L'échéance arrive à son terme. Sous les dehors d'une employée appliquée, j'étais sensée séduire le directeur, gagner sa confiance et saboter la compagnie en livrant des informations confidentielles aux entreprises concurrentes. Au lieu de cela, j'ai sympathisé avec mes collègues, et je me suis contentée de faire ce qu'on me demandait, c'est-à-dire organiser les rendez-vous, planifier les déplacements, rédiger le courrier.
Quel changement! Ne pas dissimuler, ne pas mentir. Ne pas être responsable de catastrophes. Quel précieux sentiment que la sérénité... De plus, j'ai découvert la signification du mot «amitié». Des voisins, des collègues et des proches de ceux-ci, côtoyés à des réceptions ou à des soirées privées, me témoignent un intérêt que je peux sincèrement leur rendre, sans calcul, sans autre intention que de partager des moments agréables.
Pour la première fois de ma vie, j'ai envie de faire le bien — en tout cas, je refuse de faire le mal. Il me faudra affronter Le Patron. De toutes façons, je dois quitter mon poste actuel et Lui rendre des comptes. Ensuite, le protocole veut que je patiente jusqu'à ce qu'Il me confie mon prochain contrat. Cependant, je doute de cette partie-là du programme.

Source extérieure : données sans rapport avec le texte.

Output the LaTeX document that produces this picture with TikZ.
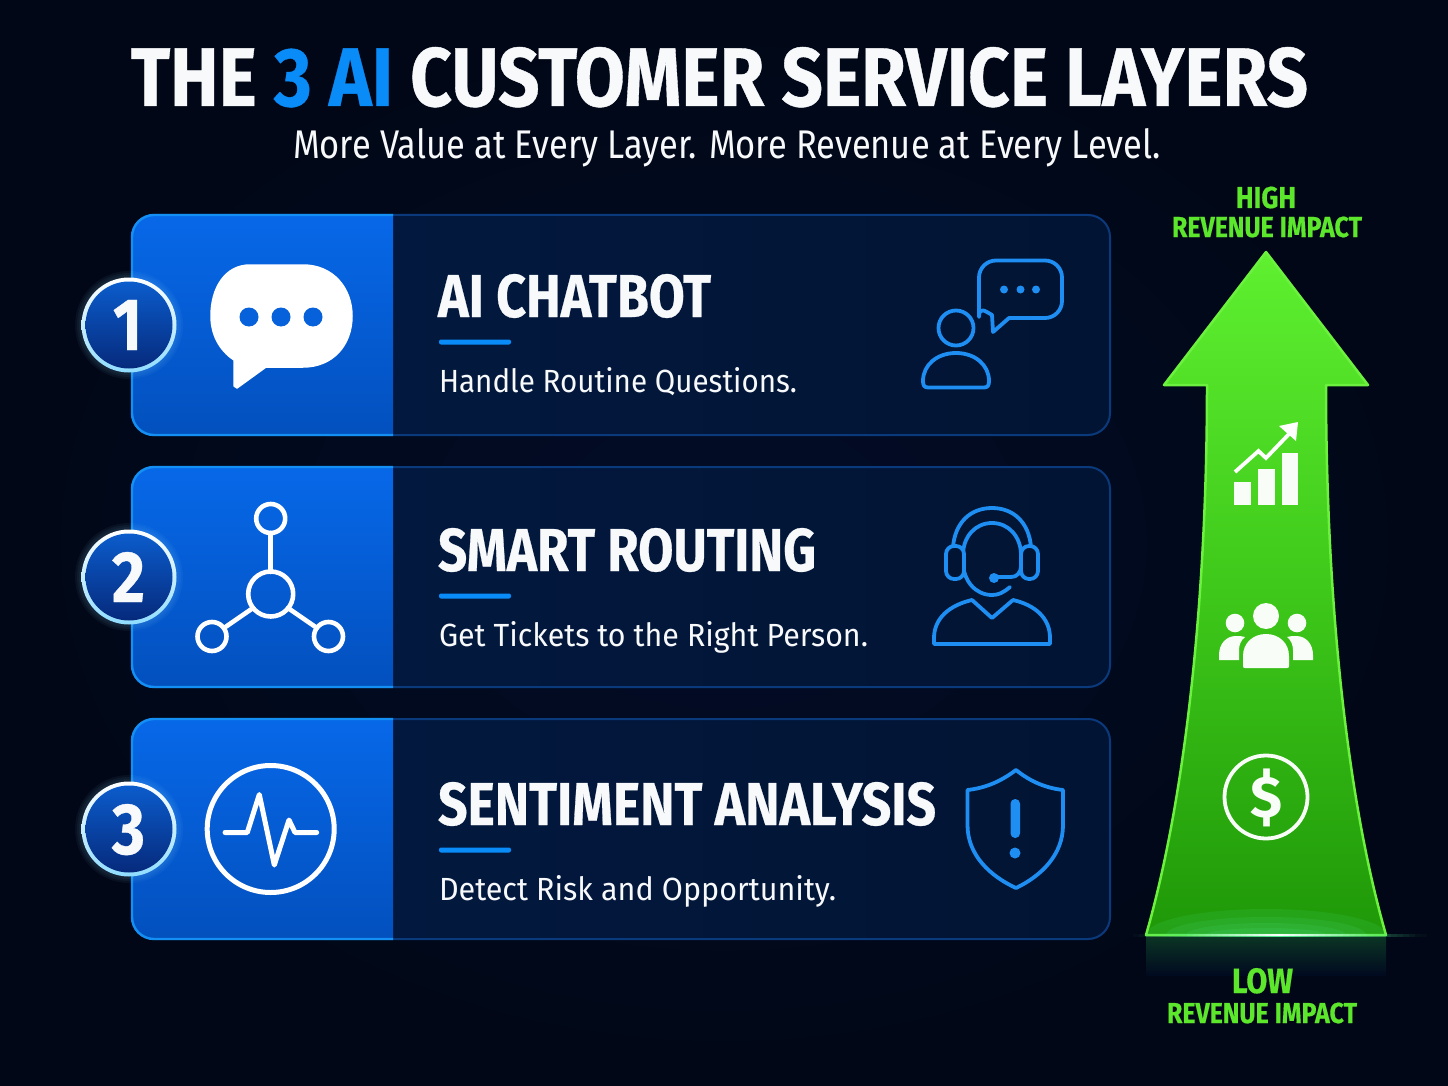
\documentclass[tikz,border=0pt]{standalone}
\usepackage{fontspec}
\usepackage{graphicx}
\setmainfont{Fira Sans}
\newfontfamily\heavyf{Fira Sans}[BoldFeatures={FakeBold=0.5}]
\definecolor{bgin}{HTML}{020D28}
\definecolor{bgout}{HTML}{010716}
\definecolor{bgmid}{HTML}{010A20}
\definecolor{pnlL}{HTML}{021A42}
\definecolor{pnlR}{HTML}{021433}
\definecolor{pnlB}{HTML}{0B3A7C}
\definecolor{blueT}{HTML}{0768E8}
\definecolor{blueB}{HTML}{0350BE}
\definecolor{blueE}{HTML}{1490F5}
\definecolor{accent}{HTML}{0A8CF8}
\definecolor{iconblue}{HTML}{1E8EF2}
\definecolor{txtwhite}{HTML}{F8F9FB}
\definecolor{grn}{HTML}{5CE62C}
\definecolor{arT}{HTML}{5FF030}
\definecolor{arM}{HTML}{3EC81A}
\definecolor{arB}{HTML}{1F9808}
\definecolor{arE}{HTML}{6CF23E}
\definecolor{ringB}{HTML}{8FDCFF}
\definecolor{badT}{HTML}{0B5CCC}
\definecolor{badB}{HTML}{062A7C}
\definecolor{footG}{HTML}{4FE890}
\definecolor{reflG}{HTML}{0B3524}
\newcommand{\fitbox}[3]{\resizebox{#1pt}{#2pt}{#3}}
\tikzset{
  txt/.style={inner sep=0pt, outer sep=0pt, anchor=base west, text=txtwhite},
  headtxt/.style={txt, font=\heavyf\bfseries},
  grntxt/.style={headtxt, text=grn},
  whiteicon/.style={draw=white, line width=4.6pt, line cap=round, line join=round},
  blueicon/.style={draw=iconblue, line width=3.8pt, line cap=round, line join=round},
  greenwhite/.style={fill=white!97!arM},
  rulebar/.style={fill=accent, rounded corners=2pt}
}
\begin{document}
\begin{tikzpicture}[x=1pt,y=-1pt]
\useasboundingbox (0,0) rectangle (1448,1086);
\shade[inner color=bgin, outer color=bgout] (0,0) rectangle (1448,1086);
% title
\node[headtxt] (title) at (131,106) {\fitbox{1177}{59}{THE \textcolor{accent}{3 AI} CUSTOMER SERVICE LAYERS}};
\node[txt] (subtitle) at (293,159) {\fitbox{868}{30}{More Value at Every Layer. More Revenue at Every Level.}};
% panels
\foreach \t in {215,467,719}{
  \pgfmathsetmacro{\b}{\t+220}
  \shade[left color=pnlL, right color=pnlR, rounded corners=22pt] (132,\t) rectangle (1110,\b);
  \draw[pnlB, line width=2pt, rounded corners=22pt] (132,\t) rectangle (1110,\b);
  \begin{scope}
    \clip[rounded corners=22pt] (132,\t) rectangle (1110,\b);
    \shade[top color=blueT, bottom color=blueB] (132,\t) rectangle (393,\b);
  \end{scope}
  \draw[blueE, line width=2.4pt, rounded corners=22pt] (393,\t) -- (132,\t) -- (132,\b) -- (393,\b);
}
% badges
\foreach \n/\cy/\dx/\dw/\base in {1/325/113/29/350, 2/577/112/33/602, 3/829/112/33/854}{
  \foreach \g in {7,5,3}{
    \fill[ringB, opacity=.05] (129,\cy) circle[radius=47pt+\g pt];
  }
  \shade[top color=white, bottom color=ringB] (129,\cy) circle[radius=47.5pt];
  \shade[top color=badT, bottom color=badB] (129,\cy) circle[radius=43.5pt];
  \node[headtxt] (badge\n) at (\dx,\base) {\fitbox{\dw}{50}{\n}};
}
% chat icon
\fill[white, draw=white, line width=1.5pt, line join=round] (250,265) -- (303,265) .. controls (333,265) and (352,288) .. (352,316) .. controls (352,345) and (333,367) .. (303,367) -- (266,367) -- (237,388) -- (234,386) -- (234,360) .. controls (219,350) and (211,334) .. (211,316) .. controls (211,288) and (225,265) .. (250,265) -- cycle;
\foreach \x in {249,281,313}{ \fill[blueT!70!blueB] (\x,317) circle[radius=9.5pt]; }
% network icon
\draw[whiteicon] (270.7,533) -- (270.7,572);
\draw[whiteicon] (253,608) -- (224,628);
\draw[whiteicon] (288,608) -- (317,628);
\draw[whiteicon] (270.7,594) circle[radius=22.5pt];
\draw[whiteicon] (270.7,518.5) circle[radius=14.5pt];
\draw[whiteicon] (212,636.5) circle[radius=14.5pt];
\draw[whiteicon] (328.5,636.5) circle[radius=14.5pt];
% pulse icon
\draw[white, line width=5pt] (270.7,829) circle[radius=63.5pt];
\draw[whiteicon, line width=5pt] (225,832.5) -- (247.3,832.5) -- (259.3,794.5) -- (274.3,865) -- (289,820) -- (295,832.5) -- (316.7,832.5);
% headings
\node[headtxt] (head1) at (438,317) {\fitbox{273}{43}{AI CHATBOT}};
\node[headtxt] (head2) at (438,571) {\fitbox{378}{43}{SMART ROUTING}};
\node[headtxt] (head3) at (438,825) {\fitbox{498}{43}{SENTIMENT ANALYSIS}};
\foreach \y in {342,596,850}{ \fill[rulebar] (439,\y-2.5) rectangle (511,\y+2.5); }
\node[txt] (desc1) at (439,392) {\fitbox{358}{25}{Handle Routine Questions.}};
\node[txt] (desc2) at (439,646) {\fitbox{429}{25}{Get Tickets to the Right Person.}};
\node[txt] (desc3) at (439,900) {\fitbox{397}{25}{Detect Risk and Opportunity.}};
% person + bubble
\draw[blueicon] (1009,318) [rounded corners=17pt] -- (1062,318) -- (1062,260.5) -- (979,260.5) -- (979,300) [sharp corners] .. controls (979,306) and (985,311) .. (992,315) -- (993,332) -- cycle;
\foreach \x in {1004,1020.5,1036}{ \fill[iconblue] (\x,289.5) circle[radius=4pt]; }
\draw[blueicon] (956,328) circle[radius=17.5pt];
\draw[blueicon] (956,353) .. controls (975,353) and (989,365) .. (989,381) .. controls (989,385) and (988,387.5) .. (984,387.5) -- (928,387.5) .. controls (924,387.5) and (923,385) .. (923,381) .. controls (923,365) and (937,353) .. (956,353) -- cycle;
% headset
\draw[blueicon] (953,547) .. controls (955,523) and (970,508) .. (992,508) .. controls (1014,508) and (1029,523) .. (1031,547);
\draw[blueicon] (1010,587) .. controls (1003,593) and (998,595) .. (992,595) .. controls (975,595) and (963,580) .. (963,562) -- (963,555) .. controls (963,537) and (975,523) .. (992,523) .. controls (1009,523) and (1021,537) .. (1021,555) -- (1021,565) .. controls (1021,573) and (1017,577) .. (1011,577) -- (994,577);
\fill[iconblue] (994,578) circle[radius=5pt];
\draw[blueicon, rounded corners=8pt, fill=pnlR] (946,546) rectangle (964,579);
\draw[blueicon, rounded corners=8pt, fill=pnlR] (1021,546) rectangle (1038,579);
\draw[blueicon] (972,600) -- (992,618) -- (1013,600) .. controls (1035,605) and (1050,618) .. (1050,638) -- (1050,644) -- (934,644) -- (934,638) .. controls (934,618) and (950,605) .. (972,600) -- cycle;
% shield
\draw[blueicon] (1016,770) .. controls (1000,782) and (985,788) .. (967.5,790) -- (967.5,825) .. controls (967.5,855) and (990,876) .. (1016,888) .. controls (1041,876) and (1063,855) .. (1063,825) -- (1063,790) .. controls (1046,788) and (1031,782) .. (1016,770) -- cycle;
\fill[iconblue, rounded corners=4.6pt] (1010.5,799) rectangle (1020,838);
\fill[iconblue] (1015,853) circle[radius=5.5pt];
% reflection under the arrow
\shade[top color=reflG, bottom color=bgmid] (1146,936) rectangle (1386,975);
% arrow
\draw[arE, line width=2.5pt, line join=round, top color=arT, bottom color=arB, middle color=arM]
  (1266,252) -- (1368,385) -- (1326,385) .. controls (1326,600) and (1347,800) .. (1386,935) -- (1146,935) .. controls (1185,800) and (1207,600) .. (1207,385) -- (1164,385) -- cycle;
% glow at the foot
\begin{scope}
  \clip (1146,880) rectangle (1386,934);
  \foreach \rx/\ry in {120/26,100/18,80/12,60/7}{
    \fill[footG, opacity=.12] (1266,935) ellipse[x radius=\rx pt, y radius=\ry pt];
  }
\end{scope}
\foreach \i in {0,...,48}{
  \pgfmathsetmacro{\xa}{1133+6*\i}
  \pgfmathsetmacro{\xb}{\xa+6}
  \pgfmathsetmacro{\op}{max(0.03,1-abs(\xa+3-1279)/146)}
  \pgfmathsetmacro{\opw}{max(0,1-abs(\xa+3-1279)/95)}
  \fill[footG, opacity=\op] (\xa,934) rectangle (\xb,936.5);
  \fill[white, opacity=\opw] (\xa,934.2) rectangle (\xb,936.2);
}
% chart icon
\fill[greenwhite] (1234,482) rectangle (1250.5,505);
\fill[greenwhite] (1258,469) rectangle (1274.5,505);
\fill[greenwhite] (1281.5,453) rectangle (1298,505);
\draw[white, line width=3.8pt] (1235,472) -- (1258.5,451) -- (1266,458) -- (1289,434);
\fill[white] (1298,422) -- (1279,426) -- (1296,441) -- cycle;
% people icon
\fill[greenwhite] (1266,616) circle[radius=13pt];
\fill[greenwhite] (1235,623) circle[radius=9.3pt];
\fill[greenwhite] (1297,623) circle[radius=9.3pt];
\fill[greenwhite] (1243,666) .. controls (1243,668) and (1244,668) .. (1245,668) -- (1287,668) .. controls (1288,668) and (1289,668) .. (1289,666) -- (1289,656) .. controls (1289,643) and (1279,634) .. (1266,634) .. controls (1253,634) and (1243,643) .. (1243,656) -- cycle;
\fill[greenwhite] (1219,660) -- (1239,660) -- (1239,650) .. controls (1239,645) and (1241,640) .. (1245,637) .. controls (1242,636) and (1239,636) .. (1236,636) .. controls (1226,636) and (1219,644) .. (1219,655) -- cycle;
\fill[greenwhite] (1313,660) -- (1293,660) -- (1293,650) .. controls (1293,645) and (1291,640) .. (1287,637) .. controls (1290,636) and (1293,636) .. (1296,636) .. controls (1306,636) and (1313,644) .. (1313,655) -- cycle;
% dollar icon
\draw[white!97!arM, line width=3.8pt] (1266,797) circle[radius=41.5pt];
\node[inner sep=0pt, outer sep=0pt, text=white!97!arM, font=\bfseries] (dollar) at (1266,798) {\resizebox*{32pt}{58pt}{\$}};
% side labels
\node[grntxt] (high) at (1236,208) {\fitbox{60}{21.5}{HIGH}};
\node[grntxt] (highsub) at (1172,237) {\fitbox{190}{20.5}{REVENUE IMPACT}};
\node[grntxt] (low) at (1232,993) {\fitbox{61}{25}{LOW}};
\node[grntxt] (lowsub) at (1167,1023) {\fitbox{190}{20.5}{REVENUE IMPACT}};
\end{tikzpicture}
\end{document}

Quelques jours avant qu'expire ma mission en cours, je sollicite un entretien avec Lui. Je m'habille de mon mieux, choisissant un élégant tailleur jupe. Mon but n'est pas de Lui plaire: je veux L'influencer. Dans ce domaine, je m'y connais. Par ailleurs, j'ai collaboré longtemps avec Lui, et je travaille bien. Il se peut que cela joue en ma faveur. Je développe un argumentaire autour de mes loyaux services, de ma motivation disparue, de la nécessité de laisser la place à des idées plus contemporaines. Je mentionne aussi l'échec de ma mission actuelle, preuve indiscutable qu'Il doit m'exclure de l'équipe. Au terme d'un pénible après-midi passé dans un de Ses bureaux, contre toute attente, Il accepte.
Comment aurais-je pu savoir que le premier mandat de mon remplaçant serait de m'éliminer? Je suppose qu'en cessant de répandre le mal, j'ai également arrêté de le suspecter. J'écris depuis mon lit d'hôpital. Ma main se fatigue. Une douleur atroce a élu domicile dans mon ventre. Le cancer qui me ronge en a bientôt fini avec moi.
Mes amis sont là, rassemblés pour mon euthanasie dans une chambre qui peut à peine les contenir tous. Certains ont apporté des fleurs, d'autres jouent une musique paisible. Ils ne sauront jamais combien de gens j'ai conduits au crime, combien de maladies j'ai répandues, combien d'inondations, de tornades, détruisant des milliers de vies. Ils ne connaîtront ni mon âge réel, ni mon apparence d'origine.
Je ne pensais pas vivre si peu de jours affranchie de la Bête, mais quand je vois les sourires affectueux de ceux qui m'entourent, je ne regrette pas mon choix, pas une seule seconde.